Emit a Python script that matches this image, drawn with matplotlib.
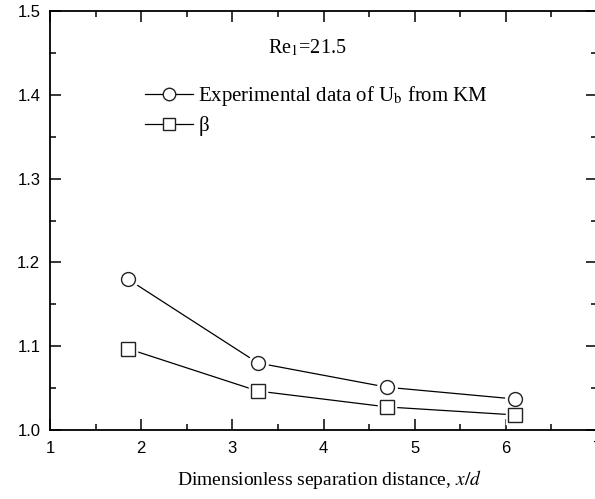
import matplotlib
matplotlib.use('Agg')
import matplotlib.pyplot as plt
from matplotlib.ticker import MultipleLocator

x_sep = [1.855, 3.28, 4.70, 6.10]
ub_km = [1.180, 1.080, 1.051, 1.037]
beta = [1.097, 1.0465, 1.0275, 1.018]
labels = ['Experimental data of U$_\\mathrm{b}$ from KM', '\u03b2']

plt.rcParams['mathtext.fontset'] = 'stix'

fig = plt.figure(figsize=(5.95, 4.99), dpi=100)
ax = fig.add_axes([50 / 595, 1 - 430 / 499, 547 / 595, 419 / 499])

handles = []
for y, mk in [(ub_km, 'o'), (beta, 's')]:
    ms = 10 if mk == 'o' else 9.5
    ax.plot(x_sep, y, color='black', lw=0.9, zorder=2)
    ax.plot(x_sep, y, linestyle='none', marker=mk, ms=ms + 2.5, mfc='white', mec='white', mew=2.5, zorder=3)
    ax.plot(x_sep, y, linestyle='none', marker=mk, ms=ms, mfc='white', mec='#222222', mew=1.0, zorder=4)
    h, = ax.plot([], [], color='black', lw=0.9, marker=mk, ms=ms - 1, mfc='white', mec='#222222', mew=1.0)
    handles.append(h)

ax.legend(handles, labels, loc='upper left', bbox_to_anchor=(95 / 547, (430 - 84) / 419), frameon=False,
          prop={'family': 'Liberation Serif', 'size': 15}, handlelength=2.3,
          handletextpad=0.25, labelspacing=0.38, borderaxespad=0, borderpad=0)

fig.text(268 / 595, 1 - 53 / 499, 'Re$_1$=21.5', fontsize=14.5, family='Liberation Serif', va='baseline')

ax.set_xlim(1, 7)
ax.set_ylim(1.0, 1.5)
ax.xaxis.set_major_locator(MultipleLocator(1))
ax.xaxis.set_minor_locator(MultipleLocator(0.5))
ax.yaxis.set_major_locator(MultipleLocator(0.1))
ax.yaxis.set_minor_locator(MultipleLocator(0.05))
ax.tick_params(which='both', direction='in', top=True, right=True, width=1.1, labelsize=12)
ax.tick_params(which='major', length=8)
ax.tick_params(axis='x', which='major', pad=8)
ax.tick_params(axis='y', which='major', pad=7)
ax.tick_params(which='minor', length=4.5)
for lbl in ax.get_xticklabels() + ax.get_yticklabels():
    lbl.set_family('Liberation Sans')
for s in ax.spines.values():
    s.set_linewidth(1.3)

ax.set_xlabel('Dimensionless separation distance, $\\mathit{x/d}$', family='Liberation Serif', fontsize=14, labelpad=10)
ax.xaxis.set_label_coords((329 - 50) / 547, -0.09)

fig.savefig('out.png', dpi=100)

• Goal of the exercise:
Reproduce all of the material exactly, apart from the pictures.

• Answer to the task:
Emit a Python script that matches this image, drawn with matplotlib.
import matplotlib
matplotlib.use('Agg')
import matplotlib.pyplot as plt
from matplotlib.ticker import MultipleLocator

x_sep = [1.855, 3.28, 4.70, 6.10]
ub_km = [1.180, 1.080, 1.051, 1.037]
beta = [1.097, 1.0465, 1.0275, 1.018]
labels = ['Experimental data of U$_\\mathrm{b}$ from KM', '\u03b2']

plt.rcParams['mathtext.fontset'] = 'stix'

fig = plt.figure(figsize=(5.95, 4.99), dpi=100)
ax = fig.add_axes([50 / 595, 1 - 430 / 499, 547 / 595, 419 / 499])

handles = []
for y, mk in [(ub_km, 'o'), (beta, 's')]:
    ms = 10 if mk == 'o' else 9.5
    ax.plot(x_sep, y, color='black', lw=0.9, zorder=2)
    ax.plot(x_sep, y, linestyle='none', marker=mk, ms=ms + 2.5, mfc='white', mec='white', mew=2.5, zorder=3)
    ax.plot(x_sep, y, linestyle='none', marker=mk, ms=ms, mfc='white', mec='#222222', mew=1.0, zorder=4)
    h, = ax.plot([], [], color='black', lw=0.9, marker=mk, ms=ms - 1, mfc='white', mec='#222222', mew=1.0)
    handles.append(h)

ax.legend(handles, labels, loc='upper left', bbox_to_anchor=(95 / 547, (430 - 84) / 419), frameon=False,
          prop={'family': 'Liberation Serif', 'size': 15}, handlelength=2.3,
          handletextpad=0.25, labelspacing=0.38, borderaxespad=0, borderpad=0)

fig.text(268 / 595, 1 - 53 / 499, 'Re$_1$=21.5', fontsize=14.5, family='Liberation Serif', va='baseline')

ax.set_xlim(1, 7)
ax.set_ylim(1.0, 1.5)
ax.xaxis.set_major_locator(MultipleLocator(1))
ax.xaxis.set_minor_locator(MultipleLocator(0.5))
ax.yaxis.set_major_locator(MultipleLocator(0.1))
ax.yaxis.set_minor_locator(MultipleLocator(0.05))
ax.tick_params(which='both', direction='in', top=True, right=True, width=1.1, labelsize=12)
ax.tick_params(which='major', length=8)
ax.tick_params(axis='x', which='major', pad=8)
ax.tick_params(axis='y', which='major', pad=7)
ax.tick_params(which='minor', length=4.5)
for lbl in ax.get_xticklabels() + ax.get_yticklabels():
    lbl.set_family('Liberation Sans')
for s in ax.spines.values():
    s.set_linewidth(1.3)

ax.set_xlabel('Dimensionless separation distance, $\\mathit{x/d}$', family='Liberation Serif', fontsize=14, labelpad=10)
ax.xaxis.set_label_coords((329 - 50) / 547, -0.09)

fig.savefig('out.png', dpi=100)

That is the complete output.